--- Start ---
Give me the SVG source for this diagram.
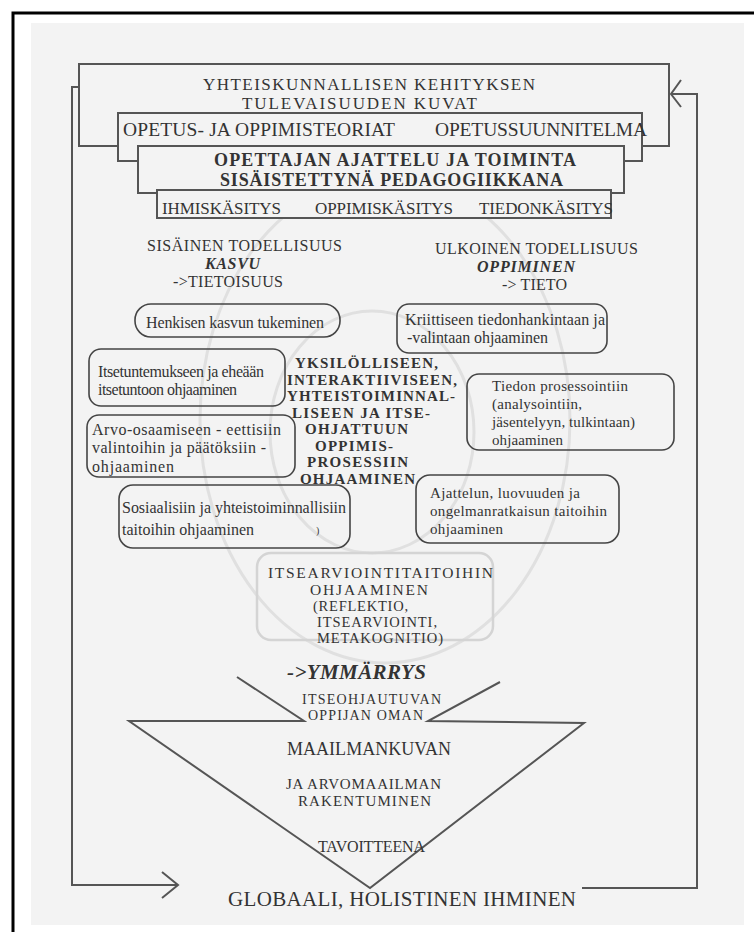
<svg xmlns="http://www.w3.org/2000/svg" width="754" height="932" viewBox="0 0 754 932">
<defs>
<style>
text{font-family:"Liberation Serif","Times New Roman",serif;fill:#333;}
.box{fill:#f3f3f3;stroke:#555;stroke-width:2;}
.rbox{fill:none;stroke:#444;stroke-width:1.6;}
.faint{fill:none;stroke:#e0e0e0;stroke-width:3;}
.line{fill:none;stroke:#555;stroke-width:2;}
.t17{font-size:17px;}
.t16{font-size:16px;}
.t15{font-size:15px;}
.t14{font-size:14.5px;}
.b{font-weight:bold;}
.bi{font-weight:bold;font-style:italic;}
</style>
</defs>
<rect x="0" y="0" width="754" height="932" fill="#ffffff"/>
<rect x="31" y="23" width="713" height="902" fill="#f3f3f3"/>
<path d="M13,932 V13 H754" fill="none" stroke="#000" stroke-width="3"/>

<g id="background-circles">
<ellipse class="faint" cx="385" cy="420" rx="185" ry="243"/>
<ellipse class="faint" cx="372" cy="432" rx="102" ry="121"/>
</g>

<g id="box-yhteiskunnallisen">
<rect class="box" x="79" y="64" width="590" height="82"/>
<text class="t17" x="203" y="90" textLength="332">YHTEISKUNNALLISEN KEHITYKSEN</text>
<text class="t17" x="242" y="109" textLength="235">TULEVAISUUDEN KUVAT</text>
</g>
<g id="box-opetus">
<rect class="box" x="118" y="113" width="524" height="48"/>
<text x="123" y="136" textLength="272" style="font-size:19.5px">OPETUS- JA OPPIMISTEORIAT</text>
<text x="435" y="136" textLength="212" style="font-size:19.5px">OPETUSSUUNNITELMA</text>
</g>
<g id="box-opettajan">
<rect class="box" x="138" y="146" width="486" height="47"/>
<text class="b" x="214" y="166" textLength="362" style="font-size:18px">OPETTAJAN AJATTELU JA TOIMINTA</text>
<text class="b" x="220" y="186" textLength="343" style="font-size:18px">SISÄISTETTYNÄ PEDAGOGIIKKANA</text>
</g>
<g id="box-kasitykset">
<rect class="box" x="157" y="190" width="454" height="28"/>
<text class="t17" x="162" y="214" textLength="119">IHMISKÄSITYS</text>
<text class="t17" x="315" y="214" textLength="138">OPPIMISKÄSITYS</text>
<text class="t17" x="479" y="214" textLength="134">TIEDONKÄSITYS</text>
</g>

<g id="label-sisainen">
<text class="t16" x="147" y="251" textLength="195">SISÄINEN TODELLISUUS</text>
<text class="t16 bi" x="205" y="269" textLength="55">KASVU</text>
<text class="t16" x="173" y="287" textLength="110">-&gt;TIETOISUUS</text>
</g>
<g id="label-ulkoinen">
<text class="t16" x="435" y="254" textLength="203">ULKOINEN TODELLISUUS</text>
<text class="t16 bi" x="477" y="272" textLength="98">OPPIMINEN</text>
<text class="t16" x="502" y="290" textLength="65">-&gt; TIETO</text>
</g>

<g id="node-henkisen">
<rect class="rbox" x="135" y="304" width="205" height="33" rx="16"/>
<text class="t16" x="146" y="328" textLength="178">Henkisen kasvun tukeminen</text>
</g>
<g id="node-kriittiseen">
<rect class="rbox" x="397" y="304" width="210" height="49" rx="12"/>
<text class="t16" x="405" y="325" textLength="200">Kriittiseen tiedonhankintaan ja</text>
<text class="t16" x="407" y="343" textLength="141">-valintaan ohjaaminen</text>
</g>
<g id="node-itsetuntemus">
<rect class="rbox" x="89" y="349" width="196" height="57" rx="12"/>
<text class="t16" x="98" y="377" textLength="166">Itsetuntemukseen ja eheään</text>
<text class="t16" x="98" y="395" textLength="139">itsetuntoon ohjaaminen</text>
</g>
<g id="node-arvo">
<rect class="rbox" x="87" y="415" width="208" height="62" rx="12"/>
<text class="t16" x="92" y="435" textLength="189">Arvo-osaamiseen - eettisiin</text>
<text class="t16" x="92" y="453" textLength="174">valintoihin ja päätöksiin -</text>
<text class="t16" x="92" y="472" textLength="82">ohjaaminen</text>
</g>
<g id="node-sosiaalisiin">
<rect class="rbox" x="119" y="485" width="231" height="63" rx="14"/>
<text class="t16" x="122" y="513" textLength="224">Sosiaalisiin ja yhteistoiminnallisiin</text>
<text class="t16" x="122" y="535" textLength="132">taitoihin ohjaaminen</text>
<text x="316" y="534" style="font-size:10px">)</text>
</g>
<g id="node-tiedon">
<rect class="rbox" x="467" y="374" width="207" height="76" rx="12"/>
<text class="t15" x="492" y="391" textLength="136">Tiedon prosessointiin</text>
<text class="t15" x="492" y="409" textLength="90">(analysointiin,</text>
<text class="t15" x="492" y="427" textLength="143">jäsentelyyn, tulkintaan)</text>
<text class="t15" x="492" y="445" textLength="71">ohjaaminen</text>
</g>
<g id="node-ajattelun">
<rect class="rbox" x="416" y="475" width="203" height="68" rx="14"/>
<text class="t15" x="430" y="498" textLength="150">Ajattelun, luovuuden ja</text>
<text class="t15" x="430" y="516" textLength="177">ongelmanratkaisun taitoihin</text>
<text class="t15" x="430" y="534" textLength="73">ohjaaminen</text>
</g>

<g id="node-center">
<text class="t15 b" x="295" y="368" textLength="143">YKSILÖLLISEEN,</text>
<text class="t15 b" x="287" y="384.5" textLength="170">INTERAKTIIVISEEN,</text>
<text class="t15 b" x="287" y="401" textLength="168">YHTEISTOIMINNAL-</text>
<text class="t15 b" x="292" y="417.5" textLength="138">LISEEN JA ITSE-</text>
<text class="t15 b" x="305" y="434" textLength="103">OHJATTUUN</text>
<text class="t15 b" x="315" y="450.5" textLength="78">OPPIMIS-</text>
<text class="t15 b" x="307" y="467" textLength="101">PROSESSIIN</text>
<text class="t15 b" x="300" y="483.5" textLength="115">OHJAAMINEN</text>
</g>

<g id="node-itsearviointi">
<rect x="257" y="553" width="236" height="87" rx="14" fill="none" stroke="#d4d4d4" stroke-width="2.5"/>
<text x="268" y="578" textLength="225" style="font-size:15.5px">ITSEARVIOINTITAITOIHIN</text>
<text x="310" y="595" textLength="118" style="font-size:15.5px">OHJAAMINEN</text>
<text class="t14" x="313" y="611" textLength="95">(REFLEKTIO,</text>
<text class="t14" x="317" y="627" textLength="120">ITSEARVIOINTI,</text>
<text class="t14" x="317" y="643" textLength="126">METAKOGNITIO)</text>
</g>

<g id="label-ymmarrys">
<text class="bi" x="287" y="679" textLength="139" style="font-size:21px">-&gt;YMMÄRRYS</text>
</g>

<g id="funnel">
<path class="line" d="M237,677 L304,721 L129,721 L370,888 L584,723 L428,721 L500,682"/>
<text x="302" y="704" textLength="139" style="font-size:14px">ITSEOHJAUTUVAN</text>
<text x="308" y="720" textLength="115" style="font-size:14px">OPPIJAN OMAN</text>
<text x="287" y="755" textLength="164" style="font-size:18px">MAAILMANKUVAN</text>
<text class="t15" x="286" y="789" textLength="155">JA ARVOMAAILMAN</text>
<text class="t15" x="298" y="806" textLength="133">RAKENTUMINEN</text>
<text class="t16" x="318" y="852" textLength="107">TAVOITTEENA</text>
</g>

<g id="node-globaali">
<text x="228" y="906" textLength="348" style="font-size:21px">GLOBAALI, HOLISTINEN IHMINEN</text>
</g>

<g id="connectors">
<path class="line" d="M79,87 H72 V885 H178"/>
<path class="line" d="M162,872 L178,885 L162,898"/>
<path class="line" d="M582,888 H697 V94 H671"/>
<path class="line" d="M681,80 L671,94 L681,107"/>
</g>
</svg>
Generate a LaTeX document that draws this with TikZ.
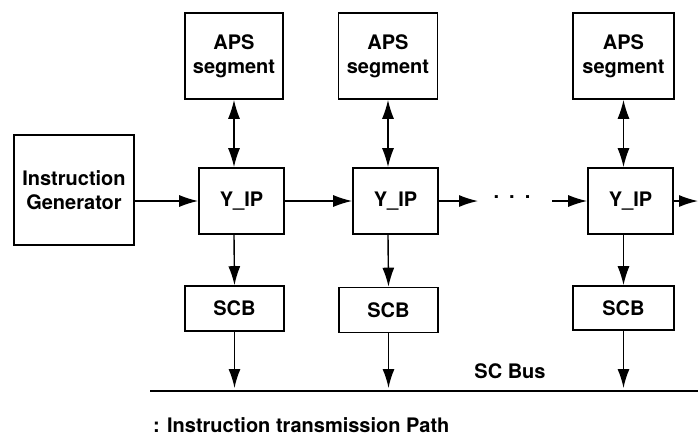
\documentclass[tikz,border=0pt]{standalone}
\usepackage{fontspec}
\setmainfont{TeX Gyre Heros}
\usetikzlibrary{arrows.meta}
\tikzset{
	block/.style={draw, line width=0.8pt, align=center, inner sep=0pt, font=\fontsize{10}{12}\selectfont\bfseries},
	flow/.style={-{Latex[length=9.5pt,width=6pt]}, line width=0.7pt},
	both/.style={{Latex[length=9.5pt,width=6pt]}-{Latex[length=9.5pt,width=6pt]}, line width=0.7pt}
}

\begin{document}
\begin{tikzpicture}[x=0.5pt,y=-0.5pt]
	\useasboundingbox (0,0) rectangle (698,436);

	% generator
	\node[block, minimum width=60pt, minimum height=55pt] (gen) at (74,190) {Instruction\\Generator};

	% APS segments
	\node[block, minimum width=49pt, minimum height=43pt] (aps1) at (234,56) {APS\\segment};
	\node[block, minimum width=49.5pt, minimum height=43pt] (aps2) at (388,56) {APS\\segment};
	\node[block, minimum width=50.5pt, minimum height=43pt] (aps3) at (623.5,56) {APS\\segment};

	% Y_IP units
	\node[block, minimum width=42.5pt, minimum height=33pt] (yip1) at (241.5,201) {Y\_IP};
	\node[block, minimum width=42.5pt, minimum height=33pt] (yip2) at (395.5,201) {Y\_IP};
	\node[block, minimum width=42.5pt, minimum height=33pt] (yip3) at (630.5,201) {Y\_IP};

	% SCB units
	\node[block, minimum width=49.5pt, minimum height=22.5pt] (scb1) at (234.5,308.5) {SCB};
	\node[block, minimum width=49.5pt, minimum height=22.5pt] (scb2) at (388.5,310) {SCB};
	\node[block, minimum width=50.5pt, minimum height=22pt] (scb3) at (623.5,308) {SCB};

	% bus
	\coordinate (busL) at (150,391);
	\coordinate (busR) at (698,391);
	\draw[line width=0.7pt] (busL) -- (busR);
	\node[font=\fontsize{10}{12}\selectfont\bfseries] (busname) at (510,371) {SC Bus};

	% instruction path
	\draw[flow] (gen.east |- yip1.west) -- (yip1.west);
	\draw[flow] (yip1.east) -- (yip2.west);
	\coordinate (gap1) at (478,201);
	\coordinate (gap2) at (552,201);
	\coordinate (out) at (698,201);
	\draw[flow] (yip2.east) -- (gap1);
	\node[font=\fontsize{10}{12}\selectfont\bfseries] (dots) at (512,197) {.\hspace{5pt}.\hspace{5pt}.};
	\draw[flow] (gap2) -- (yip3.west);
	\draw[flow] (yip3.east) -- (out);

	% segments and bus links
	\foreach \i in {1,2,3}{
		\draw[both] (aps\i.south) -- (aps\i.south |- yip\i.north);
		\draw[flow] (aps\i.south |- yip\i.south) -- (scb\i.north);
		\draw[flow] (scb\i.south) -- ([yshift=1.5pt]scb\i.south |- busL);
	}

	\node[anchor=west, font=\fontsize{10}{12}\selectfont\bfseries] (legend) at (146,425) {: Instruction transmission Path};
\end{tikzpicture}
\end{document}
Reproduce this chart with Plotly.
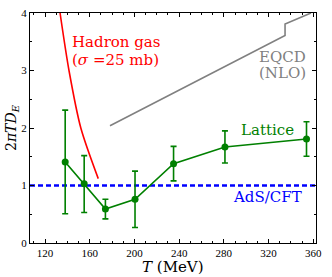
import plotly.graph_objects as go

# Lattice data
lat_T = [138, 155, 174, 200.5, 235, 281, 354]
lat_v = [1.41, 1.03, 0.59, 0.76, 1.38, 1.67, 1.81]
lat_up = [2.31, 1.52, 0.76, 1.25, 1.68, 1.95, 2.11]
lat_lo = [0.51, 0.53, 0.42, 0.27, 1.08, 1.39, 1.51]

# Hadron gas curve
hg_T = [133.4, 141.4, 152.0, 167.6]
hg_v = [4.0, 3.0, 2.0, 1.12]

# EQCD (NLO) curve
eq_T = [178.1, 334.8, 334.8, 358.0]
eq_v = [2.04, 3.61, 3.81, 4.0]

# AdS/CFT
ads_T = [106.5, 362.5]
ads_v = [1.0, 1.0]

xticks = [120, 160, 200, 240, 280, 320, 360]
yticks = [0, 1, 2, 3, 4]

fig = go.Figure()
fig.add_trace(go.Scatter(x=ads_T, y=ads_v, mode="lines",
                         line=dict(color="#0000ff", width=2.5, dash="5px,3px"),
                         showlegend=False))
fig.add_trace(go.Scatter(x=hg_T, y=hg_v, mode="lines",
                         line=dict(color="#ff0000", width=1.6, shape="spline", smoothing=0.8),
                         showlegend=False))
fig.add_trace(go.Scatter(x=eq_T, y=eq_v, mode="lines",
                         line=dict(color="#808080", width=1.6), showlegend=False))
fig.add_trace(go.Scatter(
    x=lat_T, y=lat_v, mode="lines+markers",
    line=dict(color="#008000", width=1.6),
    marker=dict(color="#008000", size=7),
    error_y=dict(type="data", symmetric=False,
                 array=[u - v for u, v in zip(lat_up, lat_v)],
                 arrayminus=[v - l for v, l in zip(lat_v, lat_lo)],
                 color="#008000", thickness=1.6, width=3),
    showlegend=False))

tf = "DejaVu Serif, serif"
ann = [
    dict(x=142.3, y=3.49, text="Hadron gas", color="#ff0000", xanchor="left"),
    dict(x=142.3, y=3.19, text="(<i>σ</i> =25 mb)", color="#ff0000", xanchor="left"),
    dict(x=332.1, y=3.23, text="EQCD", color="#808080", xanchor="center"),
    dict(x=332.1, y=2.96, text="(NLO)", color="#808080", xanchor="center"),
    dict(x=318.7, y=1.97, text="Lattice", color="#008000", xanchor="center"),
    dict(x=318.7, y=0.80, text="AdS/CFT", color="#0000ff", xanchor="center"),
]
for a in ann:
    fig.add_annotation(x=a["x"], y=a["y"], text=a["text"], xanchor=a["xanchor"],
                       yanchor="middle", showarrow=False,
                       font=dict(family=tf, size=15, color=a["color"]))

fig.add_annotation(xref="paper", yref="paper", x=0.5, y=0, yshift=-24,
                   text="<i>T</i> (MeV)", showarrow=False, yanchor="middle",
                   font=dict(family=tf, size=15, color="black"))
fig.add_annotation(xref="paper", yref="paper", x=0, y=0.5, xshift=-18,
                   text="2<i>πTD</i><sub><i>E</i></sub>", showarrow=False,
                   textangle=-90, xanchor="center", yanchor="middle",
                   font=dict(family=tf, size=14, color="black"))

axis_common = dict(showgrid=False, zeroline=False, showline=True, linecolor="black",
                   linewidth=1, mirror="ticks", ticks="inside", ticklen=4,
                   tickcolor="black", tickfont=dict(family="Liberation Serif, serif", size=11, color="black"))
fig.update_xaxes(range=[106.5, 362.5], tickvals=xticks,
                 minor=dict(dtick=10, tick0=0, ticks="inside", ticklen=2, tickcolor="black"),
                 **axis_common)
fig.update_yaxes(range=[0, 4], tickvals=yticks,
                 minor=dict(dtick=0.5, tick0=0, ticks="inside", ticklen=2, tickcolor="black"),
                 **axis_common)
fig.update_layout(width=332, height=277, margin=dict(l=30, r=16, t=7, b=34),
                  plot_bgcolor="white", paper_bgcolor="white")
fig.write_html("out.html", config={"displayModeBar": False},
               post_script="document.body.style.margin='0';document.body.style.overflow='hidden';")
--- End ---
— PROBLEM TO SOLVE —
From the material above, reproduce only what runs from the line holding "Generate a LaTeX" down to the line holding "minimum width=60pt, minimum", both included, pictures excluded.

— TASK RESULT —
Generate a LaTeX document that draws this with TikZ.
\documentclass[tikz,border=0pt]{standalone}
\usepackage{fontspec}
\setmainfont{TeX Gyre Heros}
\usetikzlibrary{arrows.meta}
\tikzset{
	block/.style={draw, line width=0.8pt, align=center, inner sep=0pt, font=\fontsize{10}{12}\selectfont\bfseries},
	flow/.style={-{Latex[length=9.5pt,width=6pt]}, line width=0.7pt},
	both/.style={{Latex[length=9.5pt,width=6pt]}-{Latex[length=9.5pt,width=6pt]}, line width=0.7pt}
}

\begin{document}
\begin{tikzpicture}[x=0.5pt,y=-0.5pt]
	\useasboundingbox (0,0) rectangle (698,436);

	% generator
	\node[block, minimum width=60pt, minimum height=55pt] (gen) at (74,190) {Instruction\\Generator};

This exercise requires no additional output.